When I published the Sentiment Heist post in April, I ended it with something like: I’m seriously considering spinning this into a standalone browser game, I just need to close the LinkedIn tab first.
That was April 16. It’s May 16.
The game doesn’t exist.
I had a working demo by then. The mechanic was real. Give DistilBERT a sentence it hates, try to flip its confidence score to positive by changing as few words as possible. Drop “masterpiece” into a brutal review and watch the math collapse. I called it fun. I wasn’t wrong. That post was one of the more honest things I’d written about what browser-native ML actually does in practice.
But a working demo and a shippable game are two different things, and the gap between them is almost entirely the part nobody writes about.
The game needs a corpus. Not “type whatever you want and try to flip it,” because players will either game the input or produce incoherent fragments that score at random. You need pre-vetted starting sentences. Unambiguously negative to DistilBERT, interesting enough to be a real puzzle, not offensive enough to put on a public site. If I want a daily puzzle mode, that’s 365 sentences minimum. Probably more, for rotation and freshness.
That’s a spreadsheet. A long one.
And the work of building it is nothing like the work of discovering the mechanic. The mechanic was genuinely fun to find. I ran experiments, hit edge cases, figured out that the model anchors so hard on certain adjectives that you can override a paragraph of complaints with one good word. That’s a story worth 600 words.
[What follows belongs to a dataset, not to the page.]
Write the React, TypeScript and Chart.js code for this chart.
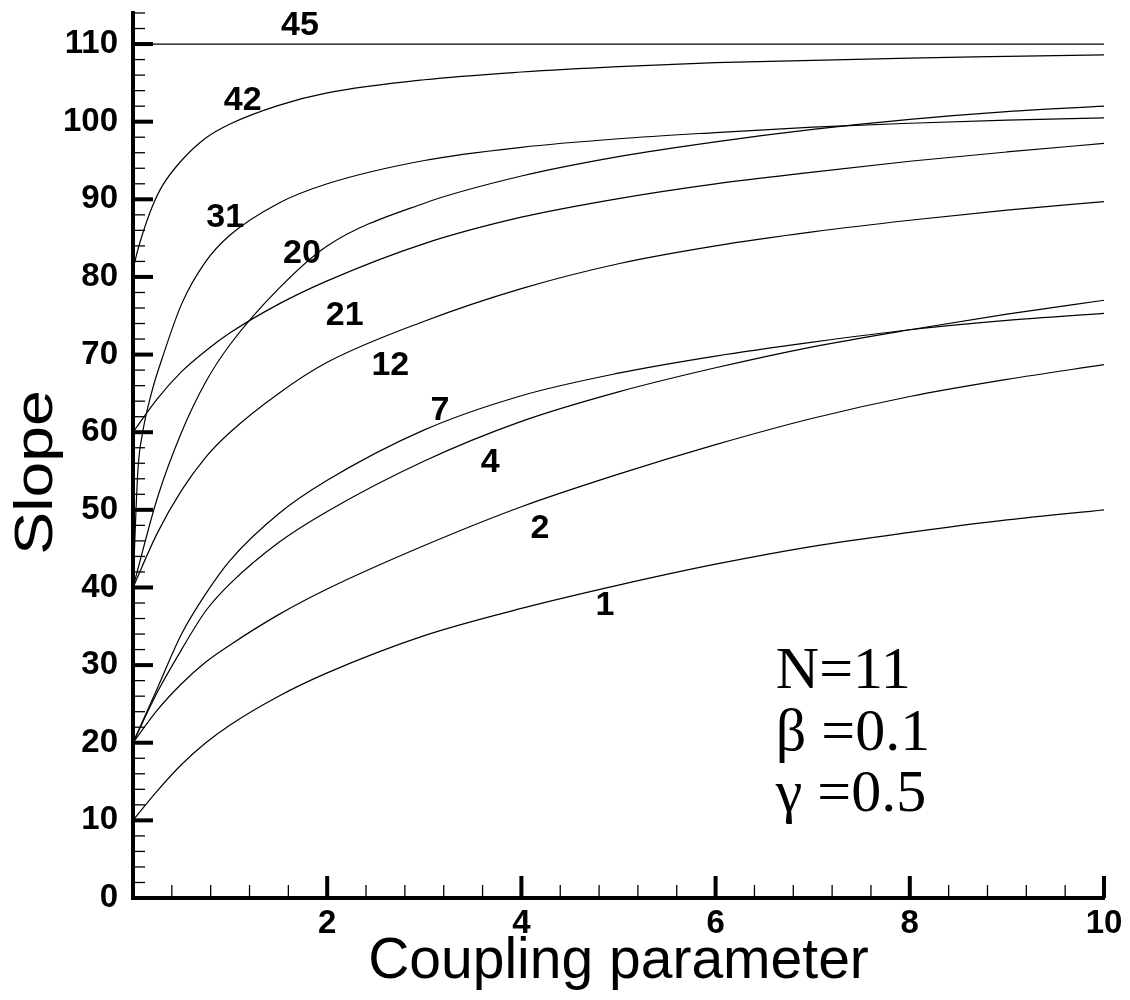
import { useEffect, useRef } from "react";
import { Chart, registerables } from "chart.js";

Chart.register(...registerables);

// Coupling-parameter sample points shared by most curves
const couplingGrid = [0, 0.25, 0.5, 0.75, 1, 1.5, 2, 3, 4, 5, 6, 7, 8, 9, 10];
// Finer sampling near zero for the fast-rising curves
const steepGrid = [0, 0.05, 0.1, 0.2, 0.3, 0.5, 0.75, 1, 1.5, 2, 3, 4, 5, 6, 7, 8, 9, 10];
const flatGrid = [0, 10];

// Slope values per mode
const slope1 = [10, 13.8, 17.2, 20, 22.3, 26, 29, 33.8, 37.3, 40.3, 43.0, 45.3, 47.1, 48.7, 50];
const slope2 = [20, 24.2, 27.6, 30.4, 32.6, 36.5, 39.8, 45.4, 50.4, 54.6, 58.4, 61.8, 64.6, 66.8, 68.7];
const slope4 = [20, 26.5, 32, 37, 40.5, 45.8, 49.8, 56.3, 61.4, 65.2, 68.3, 71.0, 73.2, 75.2, 77.0];
const slope7 = [20, 27, 34, 39.2, 43.5, 49.5, 53.8, 60.3, 64.7, 67.6, 69.8, 71.6, 73.2, 74.4, 75.3];
const slope12 = [40, 47, 52.5, 56.8, 60, 65, 69, 74.3, 78.5, 81.7, 84.0, 85.8, 87.3, 88.6, 89.7];
const slope20 = [40, 51.5, 60, 66.5, 71.3, 78.5, 84, 89.5, 93, 95.5, 97.4, 99.0, 100.3, 101.3, 102.0];
const slope21 = [60, 64.3, 67.8, 70.5, 72.8, 76.5, 79.5, 84.3, 87.7, 90.1, 92, 93.5, 94.9, 96.1, 97.2];
const slope31 = [40, 55, 60, 65.5, 69.5, 76.5, 82, 85.4, 89.5, 92, 95, 96.7, 97.8, 98.6, 99.3, 99.8, 100.2, 100.5];
const slope42 = [81, 83.5, 85.6, 89.1, 91.7, 95.0, 97.9, 99.7, 102.1, 103.7, 105.4, 106.4, 107.1, 107.6, 107.9, 108.2, 108.4, 108.6];
const slope45 = [110, 110];

const curveNames = ["1", "2", "4", "7", "12", "20", "21", "31", "42", "45"];
const curveGrids = [couplingGrid, couplingGrid, couplingGrid, couplingGrid, couplingGrid, couplingGrid, couplingGrid, steepGrid, steepGrid, flatGrid];
const curveValues = [slope1, slope2, slope4, slope7, slope12, slope20, slope21, slope31, slope42, slope45];

// Where each curve's number is written, in (coupling, slope) units
const curveLabelAnchors = [
  [4.86, 37.7],
  [4.19, 47.6],
  [3.68, 56.1],
  [3.16, 62.8],
  [2.65, 68.6],
  [1.74, 83.0],
  [2.18, 75.0],
  [0.95, 87.6],
  [1.13, 102.7],
  [1.72, 112.4],
];

const paramLines = ["N=11", "\u03b2 =0.1", "\u03b3 =0.5"];
const paramAnchor = [6.62, 27.0];
const paramLineStep = 7.9;

const X_MAX = 10;
const Y_MAX = 114;

const sansFont = "'Liberation Sans', Arial, sans-serif";
const serifFont = "'Liberation Serif', 'Times New Roman', serif";

const decorPlugin = {
  id: "decor",
  afterDatasetsDraw(chart: any) {
    const { ctx, chartArea } = chart;
    const xs = chart.scales.x;
    const ys = chart.scales.y;
    ctx.save();
    ctx.strokeStyle = "#000";
    ctx.lineCap = "butt";

    // inward tick marks on the left axis
    ys.ticks.forEach((t: any) => {
      const v = t.value;
      const major = Math.abs(v / 10 - Math.round(v / 10)) < 1e-6;
      const py = ys.getPixelForValue(v);
      ctx.lineWidth = major ? 4 : 1.3;
      ctx.beginPath();
      ctx.moveTo(chartArea.left, py);
      ctx.lineTo(chartArea.left + (major ? 20 : 12), py);
      ctx.stroke();
    });

    // inward tick marks on the bottom axis
    xs.ticks.forEach((t: any) => {
      const v = t.value;
      if (v <= 0) return;
      const major = Math.abs(v / 2 - Math.round(v / 2)) < 1e-6;
      const px = xs.getPixelForValue(v);
      ctx.lineWidth = major ? 4 : 1.3;
      ctx.beginPath();
      ctx.moveTo(px, chartArea.bottom);
      ctx.lineTo(px, chartArea.bottom - (major ? 22 : 13));
      ctx.stroke();
    });

    // curve numbers
    ctx.fillStyle = "#000";
    ctx.font = `bold 34px ${sansFont}`;
    ctx.textAlign = "center";
    ctx.textBaseline = "middle";
    curveNames.forEach((name, i) => {
      const [ax, ay] = curveLabelAnchors[i];
      ctx.fillText(name, xs.getPixelForValue(ax), ys.getPixelForValue(ay));
    });

    // parameter block
    ctx.font = `60px ${serifFont}`;
    ctx.textAlign = "left";
    ctx.textBaseline = "alphabetic";
    paramLines.forEach((line, i) => {
      ctx.fillText(
        line,
        xs.getPixelForValue(paramAnchor[0]),
        ys.getPixelForValue(paramAnchor[1] - i * paramLineStep)
      );
    });

    // vertical axis title, set along the axis and slightly widened
    ctx.save();
    ctx.translate(52, (chartArea.top + chartArea.bottom) / 2 + 17);
    ctx.rotate(-Math.PI / 2);
    ctx.scale(1.19, 1);
    ctx.font = `54px ${sansFont}`;
    ctx.textAlign = "center";
    ctx.textBaseline = "alphabetic";
    ctx.fillText("Slope", 0, 0);
    ctx.restore();

    ctx.restore();
  },
};

export default function App() {
  const canvasRef = useRef<HTMLCanvasElement | null>(null);

  useEffect(() => {
    const canvas = canvasRef.current;
    if (!canvas) return;

    const datasets = curveNames.map((name, i) => ({
      label: name,
      data: curveGrids[i].map((x, j) => ({ x, y: curveValues[i][j] })),
      borderColor: "#000",
      borderWidth: 1.2,
      pointRadius: 0,
      fill: false,
      cubicInterpolationMode: "monotone" as const,
    }));

    const chart = new Chart(canvas, {
      type: "line",
      data: { datasets },
      options: {
        animation: false,
        responsive: false,
        devicePixelRatio: 1,
        layout: { padding: { top: 13, right: 26, left: 0, bottom: 0 } },
        plugins: {
          legend: { display: false },
          tooltip: { enabled: false },
        },
        scales: {
          x: {
            type: "linear",
            min: 0,
            max: X_MAX,
            grid: { display: false, drawTicks: false },
            border: { display: true, width: 4, color: "#000" },
            ticks: {
              stepSize: 0.4,
              maxTicksLimit: 200,
              autoSkip: false,
              maxRotation: 0,
              padding: 6,
              color: "#000",
              font: { family: sansFont, size: 33, weight: "bold" },
              callback: (v: any) => {
                const n = Number(v);
                if (n <= 0) return "";
                return Math.abs(n / 2 - Math.round(n / 2)) < 1e-6 ? String(Math.round(n)) : "";
              },
            },
            title: {
              display: true,
              text: "Coupling parameter",
              color: "#000",
              font: { family: sansFont, size: 57, weight: "normal" },
              padding: { top: 0, bottom: 4 },
            },
            afterFit: (s: any) => {
              s.height = 102;
              s.paddingLeft = 0;
              s.paddingRight = 0;
            },
          },
          y: {
            type: "linear",
            min: 0,
            max: Y_MAX,
            grid: { display: false, drawTicks: false },
            border: { display: true, width: 4, color: "#000" },
            ticks: {
              stepSize: 2,
              maxTicksLimit: 200,
              autoSkip: false,
              padding: 15,
              color: "#000",
              font: { family: sansFont, size: 33, weight: "bold" },
              callback: (v: any) => {
                const n = Number(v);
                return n % 10 === 0 && n <= 110 ? String(n) : "";
              },
            },
            title: { display: false },
            afterFit: (s: any) => {
              s.width = 133;
              s.paddingTop = 0;
              s.paddingBottom = 0;
            },
          },
        },
      },
      plugins: [decorPlugin],
    });

    return () => chart.destroy();
  }, []);

  return (
    <div style={{ position: "absolute", left: 0, top: 0, width: 1130, height: 1000, background: "#fff" }}>
      <canvas ref={canvasRef} width={1130} height={1000} style={{ display: "block" }} />
    </div>
  );
}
Curating 365 puzzle sentences is not a story. It’s writing bad reviews from scratch (can’t lift real ones for IP reasons), testing each against the model, rating their negativity, and checking that the sentence is still readable as human text after a few substitutions. No discovery moment. No twist. Just work until there’s enough of it.
Here’s what I’ve noticed about that pattern: writing about a project delivers most of the reward before the project is done. The Sentiment Heist post went up, the lab link got clicks, I had something to point at. The game’s existence was implied by the post. And the dopamine of shipping a good concept post made it much easier to move on to the next thing with a good story attached, which was the handwriting font matcher, which also had a compelling bug.
If you can write a post about an idea, you’ve probably done the interesting 20 percent. The other 80 is infrastructure. The corpus. Scoring calibration. Whether the leaderboard lives in localStorage or needs a real backend. Edge case handling for inputs that aren’t actually sentences. None of that is a blog post. All of it is required.
Don’t get me wrong, writing the concept post wasn’t wrong. It sharpened the idea. I figured out what I was actually building by describing it out loud. The mechanic held up under description, which is a real test. Some ideas fall apart when you try to explain them. This one didn’t.
But explaining a game and building a game are different acts, and for a month I used one to defer the other.
Start with the spreadsheet you don’t want to make. If you won’t do that part, you don’t want to ship the game. You want to have written about the game. Which is fine, but they’re not the same thing, and you should know which one you’re actually doing.